Of course, he has a real-life mom, whom he admits is partially the basis for his award-winning script for the current hit comedy ``Mother.'' Like his movie mom, his real mom freezes everything, has trouble with mechanical things like ``call waiting,'' and still encourages him to give up movies and ``get a real job.'' After viewing a scene from ``Mother,'' she told him, ``You're not going to use THAT scene, are you?''

His movies - including ``Lost in America'' and ``Defending Your Life'' - have always been considered eccentric. Some call him ``the West Coast Woody Allen'' because his films involve little slices of life, and a good deal of complaining.

``I don't think my mother ever quite got my humor,'' Brooks said when he sat for an interview the other day. ``Sure, I think she loved me, but I think she kinda never quite figured me out. I got the idea for this movie `Mother' when I realized how few movies had been made about a realistic relationship between mother and son. They've made things like `Throw Momma From the Train' - comedies in which mothers are off-character. But my mother never had a gun.''

``Mother,'' he said, ``is a tribute to all those women who chose to give up a career and raise kids. It suggests that they don't just go hide in the closet when they hit the 70s. When I call my mother, she's the one who is always busy. She has to call me back.''

In the film, Brooks plays a twice-divorced son who moves back in with mother in an effort to figure her out. Mom, played by Debbie Reynolds, isn't ecstatic about her adult son moving back. She's busy. She has a boyfriend. She's frozen enough food to last for years.

But finding the right woman to play the title role wasn't easy. ``Before Debbie, there was pressure from the studio to put a lot of other people in it,'' Brooks admits. ``They wanted Angela Lansbury, but I asked, `Isn't she British?' How would she be my mother?' ''

Shirley MacLaine wanted the part, but Brooks felt she's played moms before. ``It had to be an event.
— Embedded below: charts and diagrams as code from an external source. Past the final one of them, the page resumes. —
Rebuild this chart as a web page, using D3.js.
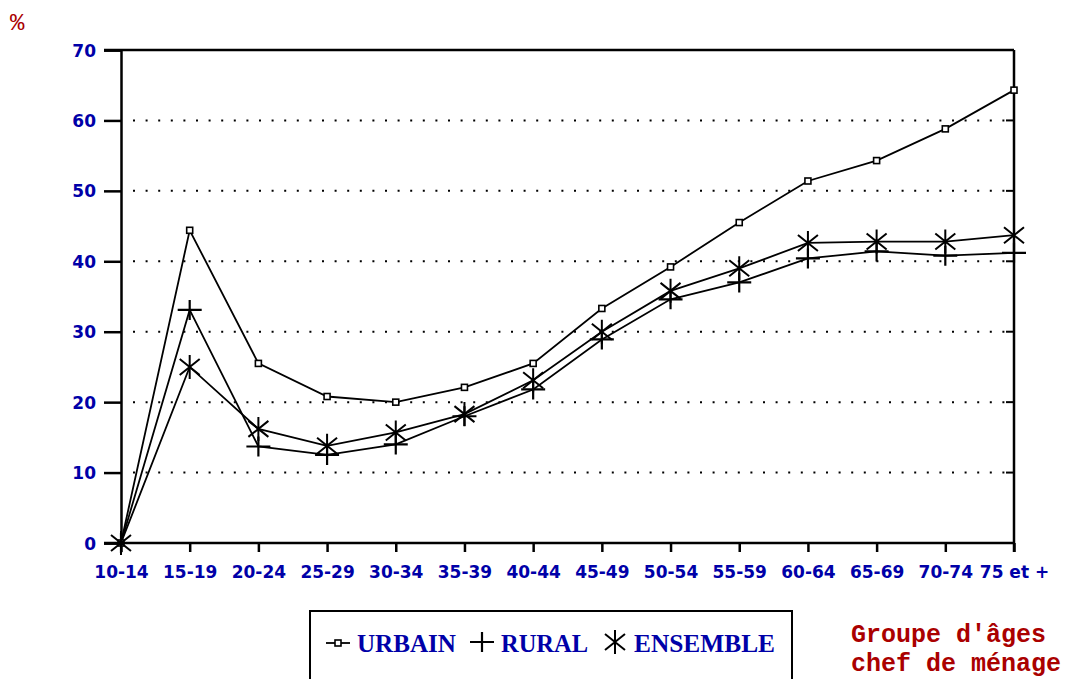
<!DOCTYPE html>
<html>
<head>
<meta charset="utf-8">
<script src="https://cdn.jsdelivr.net/npm/d3@7"></script>
<style>
  body { margin: 0; background: #fff; }
  svg { display: block; }
  .tick-lbl { font-family: "DejaVu Sans", sans-serif; font-weight: bold; font-size: 17px; fill: #0000a8; }
</style>
</head>
<body>
<div id="chart"></div>
<script>
// age groups of household head
const categories = ["10-14", "15-19", "20-24", "25-29", "30-34", "35-39", "40-44",
    "45-49", "50-54", "55-59", "60-64", "65-69", "70-74", "75 et +"];
const urbain = [0, 44.4, 25.5, 20.8, 20.0, 22.1, 25.5, 33.3, 39.2, 45.5, 51.4, 54.3, 58.8, 64.3];
const rural = [0, 33.1, 13.7, 12.5, 14.0, 18.0, 21.8, 28.9, 34.6, 37.0, 40.4, 41.4, 40.8, 41.2];
const ensemble = [0, 25.0, 16.2, 13.8, 15.7, 18.3, 23.1, 30.0, 35.8, 39.0, 42.6, 42.8, 42.8, 43.7];
const yTicks = [0, 10, 20, 30, 40, 50, 60, 70];
const seriesNames = ["URBAIN", "RURAL", "ENSEMBLE"];

const width = 1088, height = 679;
const plotLeft = 121, plotRight = 1014, plotTop = 50, plotBottom = 543;

let svg = d3.select("#chart").append("svg")
    .attr("width", width)
    .attr("height", height);

let x = d3.scalePoint().domain(categories).range([plotLeft, plotRight]);
let y = d3.scaleLinear().domain([0, 70]).range([plotBottom, plotTop]);

// dotted grid
svg.append("g")
    .selectAll("line")
    .data(yTicks.filter(d => d > 0 && d < 70))
    .enter().append("line")
    .attr("x1", plotLeft + 12).attr("x2", plotRight - 6)
    .attr("y1", d => y(d)).attr("y2", d => y(d))
    .attr("stroke", "#000")
    .attr("stroke-width", 2)
    .attr("stroke-dasharray", "2,10.6");

// frame
svg.append("line").attr("x1", 104).attr("x2", plotRight).attr("y1", plotTop).attr("y2", plotTop)
    .attr("stroke", "#000").attr("stroke-width", 2.5);
svg.append("line").attr("x1", plotRight).attr("x2", plotRight).attr("y1", plotTop).attr("y2", plotBottom + 9)
    .attr("stroke", "#000").attr("stroke-width", 2.5);

// left axis
let yAxis = svg.append("g")
    .attr("transform", "translate(" + plotLeft + ",0)")
    .call(d3.axisLeft(y).tickValues(yTicks).tickSize(17).tickPadding(8).tickFormat(d3.format("d")));
yAxis.select(".domain").attr("stroke-width", 2.5);
yAxis.selectAll(".tick line").attr("stroke-width", 2.5);
yAxis.selectAll(".tick text").attr("class", "tick-lbl").attr("font-size", null).attr("font-family", null).attr("fill", null)
    .attr("dy", "0.36em");

// right axis small ticks
svg.append("g").selectAll("line")
    .data(yTicks.filter(d => d > 0 && d < 70))
    .enter().append("line")
    .attr("x1", plotRight - 8).attr("x2", plotRight)
    .attr("y1", d => y(d)).attr("y2", d => y(d))
    .attr("stroke", "#000").attr("stroke-width", 2);

// bottom axis
let xAxis = svg.append("g")
    .attr("transform", "translate(0," + plotBottom + ")")
    .call(d3.axisBottom(x).tickSize(9).tickPadding(14));
xAxis.select(".domain").attr("d", "M104,0H" + plotRight).attr("stroke-width", 2.5);
xAxis.selectAll(".tick line").attr("stroke-width", 2.5);
xAxis.selectAll(".tick text").attr("class", "tick-lbl").attr("font-size", null).attr("font-family", null).attr("fill", null);

// lines
let line = d3.line().x((d, i) => x(categories[i])).y(d => y(d));
[urbain, rural, ensemble].forEach(function (s) {
    svg.append("path").datum(s)
        .attr("d", line)
        .attr("fill", "none")
        .attr("stroke", "#000")
        .attr("stroke-width", 1.8);
});

// markers
function square(g) {
    g.append("rect").attr("x", -3).attr("y", -3).attr("width", 6).attr("height", 6)
        .attr("fill", "#fff").attr("stroke", "#000").attr("stroke-width", 1.6);
}
function plus(g) {
    g.append("path").attr("d", "M-12,0H12M0,-10V10").attr("stroke", "#000").attr("stroke-width", 2.2);
}
function star(g) {
    g.append("path").attr("d", "M0,-12V12M-10,-8L10,8M-10,8L10,-8").attr("stroke", "#000").attr("stroke-width", 2);
}
let markers = [square, plus, star];

[urbain, rural, ensemble].forEach(function (s, k) {
    svg.append("g").selectAll("g")
        .data(s)
        .enter().append("g")
        .attr("transform", (d, i) => "translate(" + x(categories[i]) + "," + y(d) + ")")
        .each(function () { markers[k](d3.select(this)); });
});

// legend
svg.append("rect").attr("x", 310).attr("y", 611).attr("width", 482).attr("height", 80)
    .attr("fill", "#fff").attr("stroke", "#000").attr("stroke-width", 2);
let legendX = [326, 470, 603];
let legend = svg.append("g").selectAll("g")
    .data(seriesNames)
    .enter().append("g")
    .attr("transform", (d, i) => "translate(" + legendX[i] + ",643)");
legend.each(function (d, i) {
    let g = d3.select(this);
    if (i == 0) {
        g.append("line").attr("x1", 0).attr("x2", 24).attr("y1", 0).attr("y2", 0).attr("stroke", "#000").attr("stroke-width", 1.8);
        g.append("g").attr("transform", "translate(12,0)").call(square);
    } else {
        g.append("g").attr("transform", "translate(12,-1)").call(markers[i]);
    }
    g.append("text")
        .attr("x", 31).attr("y", 9)
        .attr("font-family", "Liberation Serif, serif")
        .attr("font-weight", "bold")
        .attr("font-size", 25)
        .attr("textLength", [99, 87, 141][i])
        .attr("lengthAdjust", "spacingAndGlyphs")
        .attr("fill", "#0000a8")
        .text(d);
});

// red titles
let red = "#aa0000";
svg.append("text").attr("x", 10).attr("y", 30)
    .attr("font-family", "Liberation Mono, monospace").attr("font-size", 24).attr("fill", red)
    .text("%");
svg.append("g").selectAll("text")
    .data(["Groupe d'âges", "chef de ménage"])
    .enter().append("text")
    .attr("x", 851).attr("y", (d, i) => 642 + i * 29)
    .attr("font-family", "Liberation Mono, monospace")
    .attr("font-weight", "bold")
    .attr("font-size", 25)
    .attr("fill", red)
    .text(d => d);
</script>
</body>
</html>
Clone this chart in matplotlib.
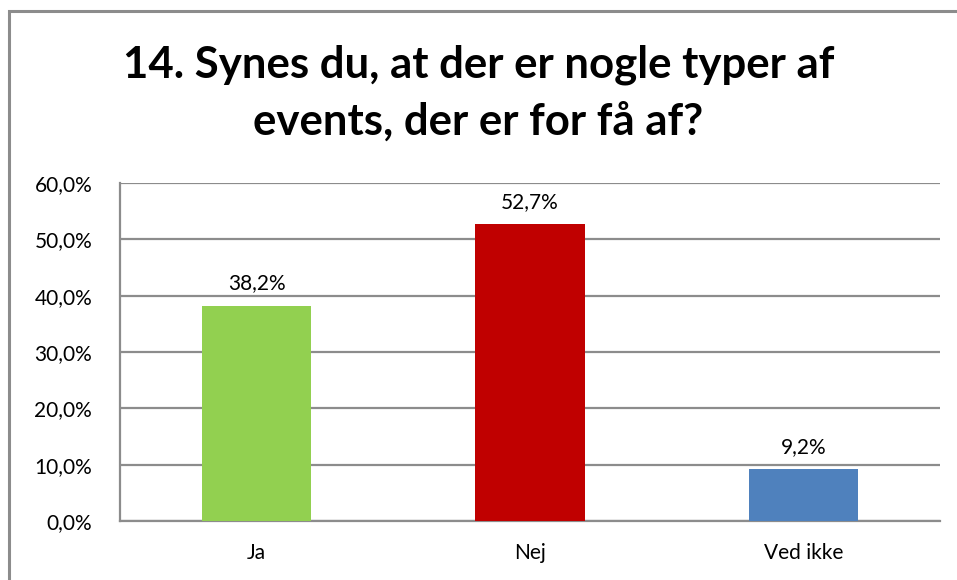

This had to be someone special. I didn't want an actress you've seen play mother roles years in a row.''

Nancy Reagan!

The former first lady, who was actress Nancy Davis before she married Ronnie, read the script, and she loved it.

``I went to visit Nancy,'' Brooks recalled. ``She said she wanted to do it, and that she was going to hate herself, but she couldn't do it now. She said she had her hands full, and she needed to be with the president. The president was walking in the garden. I saw him through the window, but I didn't meet him.''

Esther Williams!

The swim queen of M-G-M's golden past hasn't made a movie in years, but she has a cult following among young video renters who think those water ballets are just the coolest. Brooks remembers sitting in Esther's kitchen, and talking about it. ``She read well. She could do the role, but her ice cream didn't have freeze marks on it. It just didn't happen. It might have happened.''

Doris Day!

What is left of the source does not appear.